WHAT THIS TASK INVOLVES: Each line below must be set down exactly; omit any image you find.

GIVEN DATA:
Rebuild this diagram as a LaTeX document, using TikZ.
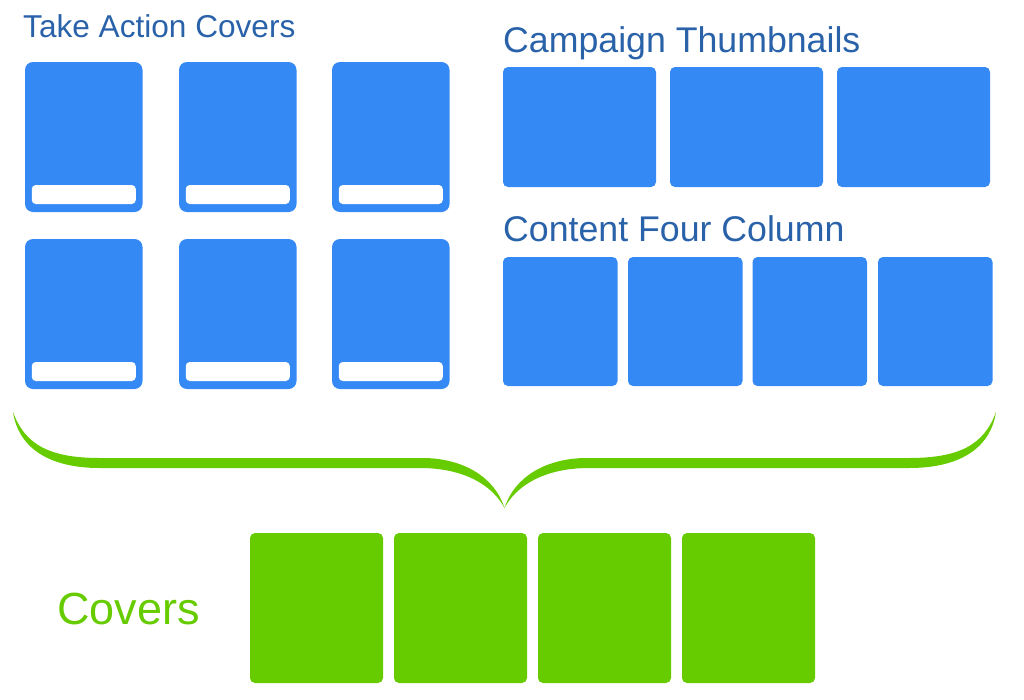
\documentclass[tikz,border=0pt]{standalone}
\usepackage{fontspec}
\newfontfamily\labfont{Liberation Sans}
\definecolor{boxblue}{HTML}{3589F4}
\definecolor{titleblue}{HTML}{2A62AA}
\definecolor{covgreen}{HTML}{66CC00}
\begin{document}
\begin{tikzpicture}[x=1pt,y=-1pt,
  base/.style={inner sep=0pt, outer sep=0pt, anchor=north west, draw=none},
  cover/.style={base, fill=boxblue, rounded corners=8pt, minimum width=117.5pt, minimum height=150pt},
  coverbar/.style={inner sep=0pt, outer sep=0pt, anchor=south, fill=white, rounded corners=4pt, minimum width=104pt, minimum height=19pt},
  thumb/.style={base, fill=boxblue, rounded corners=5pt, minimum width=153pt, minimum height=120pt},
  fourcol/.style={base, fill=boxblue, rounded corners=5pt, minimum width=114.5pt, minimum height=129pt},
  greenbox/.style={base, fill=covgreen, rounded corners=5pt, minimum width=133pt, minimum height=150pt},
  title/.style={inner sep=0pt, anchor=base west, text=titleblue, font=\labfont\fontsize{31.6}{31.6}\selectfont},
  bigtitle/.style={title, font=\labfont\fontsize{35.7}{35.7}\selectfont},
  greentitle/.style={inner sep=0pt, anchor=base west, text=covgreen, font=\labfont\fontsize{45}{45}\selectfont}
]
\useasboundingbox (0,0) rectangle (1024,699);

% Titles
\node[title] (t1) at (23,37) {Take Action Covers};
\node[bigtitle] (t2) at (503,52) {Campaign Thumbnails};
\node[bigtitle] (t3) at (503,241) {Content Four Column};
\node[greentitle] (t4) at (57,624) {Covers};

% Take Action Covers
\foreach \x/\n in {25/1,179/2,332/3}{
  \node[cover] (ca\n) at (\x,62) {};
  \node[coverbar] (ba\n) at ([yshift=8pt]ca\n.south) {};
  \node[cover] (cb\n) at (\x,239) {};
  \node[coverbar] (bb\n) at ([yshift=8pt]cb\n.south) {};
}

% Campaign Thumbnails
\foreach \x/\n in {503/1,670/2,837/3}{
  \node[thumb] (th\n) at (\x,67) {};
}

% Content Four Column
\foreach \x/\n in {503/1,628/2,752.5/3,878/4}{
  \node[fourcol] (fc\n) at (\x,257) {};
}

% Covers (green)
\foreach \x/\n in {250/1,394/2,538/3,682/4}{
  \node[greenbox] (gb\n) at (\x,533) {};
}

% Brace
\coordinate (bl) at (13,412);
\coordinate (br) at (996,412);
\coordinate (tip) at (504.5,508);
\fill[covgreen] (bl) .. controls (25,445) and (50,458) .. (100,458)
  -- (425,458) .. controls (465,459) and (495,478) .. (tip)
  .. controls (514,478) and (544,459) .. (584,458)
  -- (909,458) .. controls (959,458) and (984,445) .. (br)
  .. controls (991,445) and (964,468) .. (909,468)
  -- (589,468) .. controls (544,468) and (516,486) .. (tip)
  .. controls (493,486) and (465,468) .. (420,468)
  -- (100,468) .. controls (45,468) and (18,445) .. (bl) -- cycle;
\end{tikzpicture}
\end{document}
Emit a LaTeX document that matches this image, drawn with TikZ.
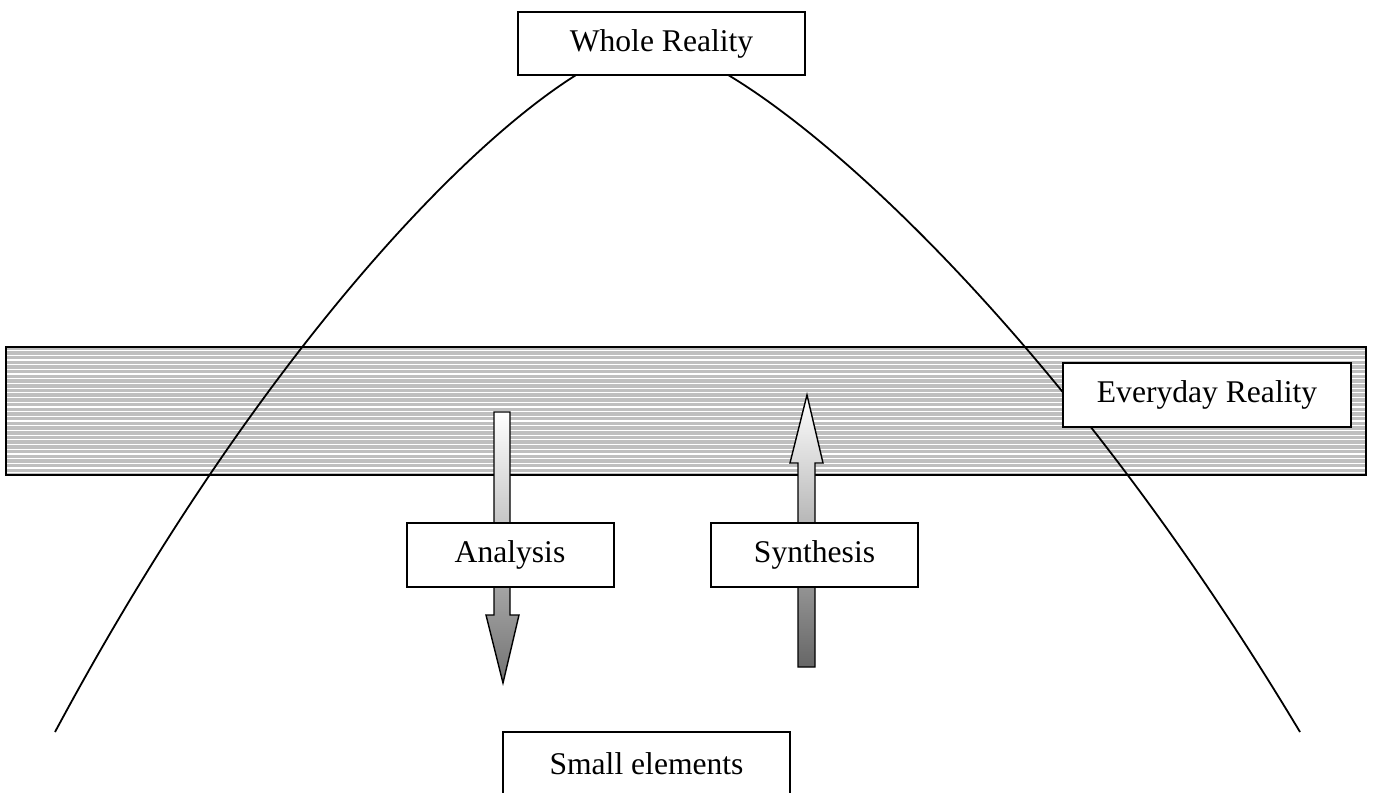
\documentclass[tikz,border=0pt]{standalone}
\usepackage{fontspec}
\setmainfont{Liberation Serif}
\begin{document}
\begin{tikzpicture}[x=0.5pt,y=-0.5pt,
  labelbox/.style={draw,fill=white,line width=1pt,minimum width=103.5pt,
    minimum height=32pt,inner sep=0pt,font=\fontsize{15.8}{18}\selectfont}]
  \useasboundingbox (0,0) rectangle (1374,792);
  % Everyday band with horizontal hatching
  \fill[gray!50] (6,347) rectangle (1366,475);
  \foreach \y in {350.5,355.2,...,474}
    \draw[white,line width=0.6pt] (7,\y) -- (1365,\y);
  \draw[line width=1pt] (6,347) rectangle (1366,475);
  % Bell curve
  \coordinate (peak) at (652,45);
  \draw[line width=0.9pt] (55,732) .. controls (300,275) and (565,45) .. (peak)
    .. controls (732,45) and (1024,272) .. (1300,732);
  % Analysis arrow (down)
  \draw[line width=0.7pt,top color=white,bottom color=black!55]
    (494,412) -- (510,412) -- (510,615) -- (519,615) -- (503,683)
    -- (486,615) -- (494,615) -- cycle;
  % Synthesis arrow (up)
  \draw[line width=0.7pt,top color=white,bottom color=black!60]
    (798,667) -- (815,667) -- (815,463) -- (823,463) -- (807,395)
    -- (790,463) -- (798,463) -- cycle;
  % Labels
  \node[labelbox,minimum width=143.5pt,minimum height=31.5pt] (whole) at (661.5,43.5) {Whole Reality};
  \node[labelbox,minimum width=144pt] (everyday) at (1207,395) {Everyday Reality};
  \node[labelbox] (analysis) at (510,555) {Analysis};
  \node[labelbox] (synthesis) at (814.5,555) {Synthesis};
  \node[labelbox,minimum width=143.5pt] (small) at (646.5,764) {Small elements};
\end{tikzpicture}
\end{document}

TASK ANSWER:
Rebuild this diagram as a LaTeX document, using TikZ.
\documentclass[tikz,border=0pt]{standalone}
\usepackage{fontspec}
\newfontfamily\labfont{Liberation Sans}
\definecolor{boxblue}{HTML}{3589F4}
\definecolor{titleblue}{HTML}{2A62AA}
\definecolor{covgreen}{HTML}{66CC00}
\begin{document}
\begin{tikzpicture}[x=1pt,y=-1pt,
  base/.style={inner sep=0pt, outer sep=0pt, anchor=north west, draw=none},
  cover/.style={base, fill=boxblue, rounded corners=8pt, minimum width=117.5pt, minimum height=150pt},
  coverbar/.style={inner sep=0pt, outer sep=0pt, anchor=south, fill=white, rounded corners=4pt, minimum width=104pt, minimum height=19pt},
  thumb/.style={base, fill=boxblue, rounded corners=5pt, minimum width=153pt, minimum height=120pt},
  fourcol/.style={base, fill=boxblue, rounded corners=5pt, minimum width=114.5pt, minimum height=129pt},
  greenbox/.style={base, fill=covgreen, rounded corners=5pt, minimum width=133pt, minimum height=150pt},
  title/.style={inner sep=0pt, anchor=base west, text=titleblue, font=\labfont\fontsize{31.6}{31.6}\selectfont},
  bigtitle/.style={title, font=\labfont\fontsize{35.7}{35.7}\selectfont},
  greentitle/.style={inner sep=0pt, anchor=base west, text=covgreen, font=\labfont\fontsize{45}{45}\selectfont}
]
\useasboundingbox (0,0) rectangle (1024,699);

% Titles
\node[title] (t1) at (23,37) {Take Action Covers};
\node[bigtitle] (t2) at (503,52) {Campaign Thumbnails};
\node[bigtitle] (t3) at (503,241) {Content Four Column};
\node[greentitle] (t4) at (57,624) {Covers};

% Take Action Covers
\foreach \x/\n in {25/1,179/2,332/3}{
  \node[cover] (ca\n) at (\x,62) {};
  \node[coverbar] (ba\n) at ([yshift=8pt]ca\n.south) {};
  \node[cover] (cb\n) at (\x,239) {};
  \node[coverbar] (bb\n) at ([yshift=8pt]cb\n.south) {};
}

% Campaign Thumbnails
\foreach \x/\n in {503/1,670/2,837/3}{
  \node[thumb] (th\n) at (\x,67) {};
}

% Content Four Column
\foreach \x/\n in {503/1,628/2,752.5/3,878/4}{
  \node[fourcol] (fc\n) at (\x,257) {};
}

% Covers (green)
\foreach \x/\n in {250/1,394/2,538/3,682/4}{
  \node[greenbox] (gb\n) at (\x,533) {};
}

% Brace
\coordinate (bl) at (13,412);
\coordinate (br) at (996,412);
\coordinate (tip) at (504.5,508);
\fill[covgreen] (bl) .. controls (25,445) and (50,458) .. (100,458)
  -- (425,458) .. controls (465,459) and (495,478) .. (tip)
  .. controls (514,478) and (544,459) .. (584,458)
  -- (909,458) .. controls (959,458) and (984,445) .. (br)
  .. controls (991,445) and (964,468) .. (909,468)
  -- (589,468) .. controls (544,468) and (516,486) .. (tip)
  .. controls (493,486) and (465,468) .. (420,468)
  -- (100,468) .. controls (45,468) and (18,445) .. (bl) -- cycle;
\end{tikzpicture}
\end{document}
Emit a LaTeX document that matches this image, drawn with TikZ.
\documentclass[tikz,border=0pt]{standalone}
\usepackage{fontspec}
\setmainfont{Liberation Serif}
\begin{document}
\begin{tikzpicture}[x=0.5pt,y=-0.5pt,
  labelbox/.style={draw,fill=white,line width=1pt,minimum width=103.5pt,
    minimum height=32pt,inner sep=0pt,font=\fontsize{15.8}{18}\selectfont}]
  \useasboundingbox (0,0) rectangle (1374,792);
  % Everyday band with horizontal hatching
  \fill[gray!50] (6,347) rectangle (1366,475);
  \foreach \y in {350.5,355.2,...,474}
    \draw[white,line width=0.6pt] (7,\y) -- (1365,\y);
  \draw[line width=1pt] (6,347) rectangle (1366,475);
  % Bell curve
  \coordinate (peak) at (652,45);
  \draw[line width=0.9pt] (55,732) .. controls (300,275) and (565,45) .. (peak)
    .. controls (732,45) and (1024,272) .. (1300,732);
  % Analysis arrow (down)
  \draw[line width=0.7pt,top color=white,bottom color=black!55]
    (494,412) -- (510,412) -- (510,615) -- (519,615) -- (503,683)
    -- (486,615) -- (494,615) -- cycle;
  % Synthesis arrow (up)
  \draw[line width=0.7pt,top color=white,bottom color=black!60]
    (798,667) -- (815,667) -- (815,463) -- (823,463) -- (807,395)
    -- (790,463) -- (798,463) -- cycle;
  % Labels
  \node[labelbox,minimum width=143.5pt,minimum height=31.5pt] (whole) at (661.5,43.5) {Whole Reality};
  \node[labelbox,minimum width=144pt] (everyday) at (1207,395) {Everyday Reality};
  \node[labelbox] (analysis) at (510,555) {Analysis};
  \node[labelbox] (synthesis) at (814.5,555) {Synthesis};
  \node[labelbox,minimum width=143.5pt] (small) at (646.5,764) {Small elements};
\end{tikzpicture}
\end{document}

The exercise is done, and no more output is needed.